With a long history of activism, the Bay Area has for decades compiled a legislative resume unlike any other in the United States. From city council chambers and voter-supported measures in San Francisco, Santa Cruz, Oakland, Berkeley and Marin County have come pathbreaking laws on such thorny issues as public smoking, domestic partner benefits, the rights of the disabled and restrictions on land use.

Recently added to San Francisco’s political curriculum vitae was a voter-enacted ban on the manufacture, distribution and sale of handguns and ammunition, currently ensnarled in a National Rifle Assn. lawsuit.

But the Bay Area’s record of trendsetting progressive legislation is often lost in the grandstanding, political correctness and shrill public pronouncements by elected officials that have inspired ridicule elsewhere.

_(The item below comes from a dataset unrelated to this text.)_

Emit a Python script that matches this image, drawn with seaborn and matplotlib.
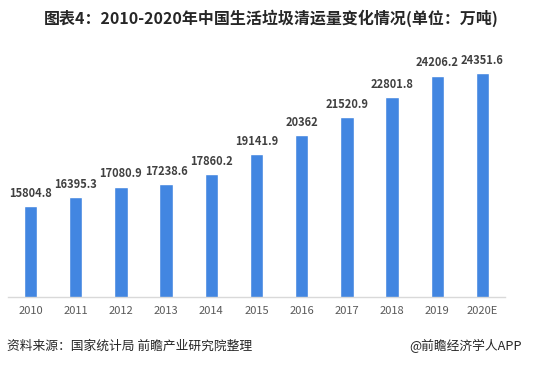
import matplotlib
matplotlib.use("Agg")
import matplotlib.pyplot as plt
import seaborn as sns
import pandas as pd

years = ["2010", "2011", "2012", "2013", "2014", "2015", "2016", "2017", "2018", "2019", "2020E"]
volume = [15804.8, 16395.3, 17080.9, 17238.6, 17860.2, 19141.9, 20362, 21520.9, 22801.8, 24206.2, 24351.6]
labels = ["15804.8", "16395.3", "17080.9", "17238.6", "17860.2", "19141.9", "20362",
          "21520.9", "22801.8", "24206.2", "24351.6"]

title = "图表4：2010-2020年中国生活垃圾清运量变化情况(单位：万吨)"
source = "资料来源：国家统计局 前瞻产业研究院整理"
brand = "@前瞻经济学人APP"

sns.set_theme(style="white")
plt.rcParams['font.family'] = ['Noto Sans CJK SC', 'DejaVu Sans']

df = pd.DataFrame({"year": years, "volume": volume})

fig = plt.figure(figsize=(5.42, 3.67), dpi=100)
ax = fig.add_axes([8 / 542, 1 - 296.7 / 367, (505 - 8) / 542, (296.7 - 47.7) / 367])

sns.barplot(data=df, x="year", y="volume", color="#4286E1", saturation=1,
            width=0.295, ax=ax)

ax.set_ylim(10000, 26000)
ax.set_xlim(-0.5, 10.5)
ax.set_xlabel("")
ax.set_ylabel("")
ax.set_yticks([])
for s in ["top", "left", "right"]:
    ax.spines[s].set_visible(False)
ax.spines["bottom"].set_color("#d9d9d9")
ax.spines["bottom"].set_linewidth(1)
ax.tick_params(axis="x", length=0, pad=7, labelsize=8, labelcolor="#595959")

for i, (v, t) in enumerate(zip(volume, labels)):
    ax.annotate(t, (i, v), xytext=(0, 4.5), textcoords="offset points",
                ha="center", va="bottom", fontsize=8, fontweight="bold", color="#404040")

fig.text(0.5, 1 - 18 / 367, title, ha="center", va="center", fontsize=11.5,
         fontweight="bold", color="#262626")
fig.text(7 / 542, 1 - 346 / 367, source, ha="left", va="center", fontsize=9.2, color="#262626")
fig.text(522 / 542, 1 - 346 / 367, brand, ha="right", va="center", fontsize=9.2, color="#262626")

fig.savefig("out.png", dpi=100)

City councils have passed pie-in-the-sky resolutions denouncing alleged human rights abuses in South Africa, Nigeria and the People’s Republic of China -- not to mention criticism of President Bush’s handling of the Iraq war.

San Francisco supervisors are considering a resolution calling for a “full investigation, impeachment or resignation” of Bush and Vice President Dick Cheney. Santa Cruz has already voted to impeach Bush, and nearby Watsonville passed a resolution last week calling for the president to bring California National Guard troops home from Iraq.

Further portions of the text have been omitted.